METHODS: Patient-level data from three randomised clinical trials: ASTERIA I, ASTERIA II, and GLACIAL were analysed. Health states were derived from Urticaria Activity Score (UAS7), a patient-completed diary of signs and symptoms which calculates an average daily score over 7 days. Higher score means more severe symptoms. UAS7 scores for the health states were: Urticaria-free: 0; Well-controlled urticaria: 1-6; Mild urticaria: 7-15; Moderate urticaria: 16-27; Severe urticaria: 28-42. Mean EQ-5D utilities were calculated for each health state. Individual trial analyses showed inconsistent utilities across the UAS7 health states due to small subsample sizes.
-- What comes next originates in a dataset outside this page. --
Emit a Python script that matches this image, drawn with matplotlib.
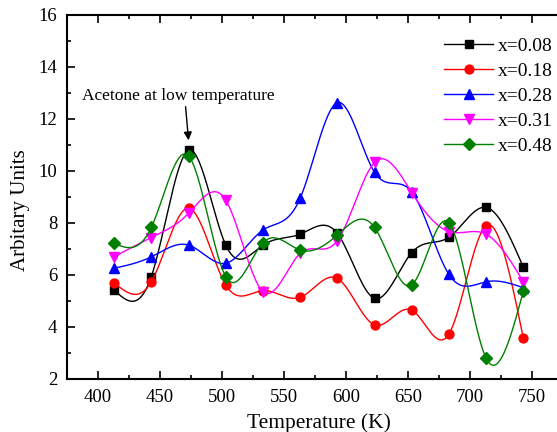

A mixed model was used to predict EQ-5D according to UAS7 health states in a pooled dataset containing all treatment arms and time-points from the three trials. The predictor variable was UAS7 health state and the dependent variable was EQ-5D utility. Fixed/random effects for trial and patient were included and the following covariates: UAS7 health state at baseline (Moderate or Severe), presence of angioedema at baseline and during follow-up, duration of CSU, number of previous CSU medications, and gender of the patient. A parsimonious model was selected using the approach of backwards elimination; UAS7 health state was forced into the model. The validity of pooling trials was considered through visual comparisons and interaction terms.
RESULTS: There was a consistent improvement in EQ-5D utilities as severity of urticaria improved. Mean utilities at Week 12 ranged from 0.712 in patients with severe urticaria to 0.897 in patients who were urticaria-free. Sensitivity analysis confirmed the robustness of results.
CONCLUSIONS: The results suggest that EQ-5D utility score increased with decreasing severity of urticaria. EQ-5D utility scores allow the comparison of HRQoL across diseases by calculating QALYs in economic models.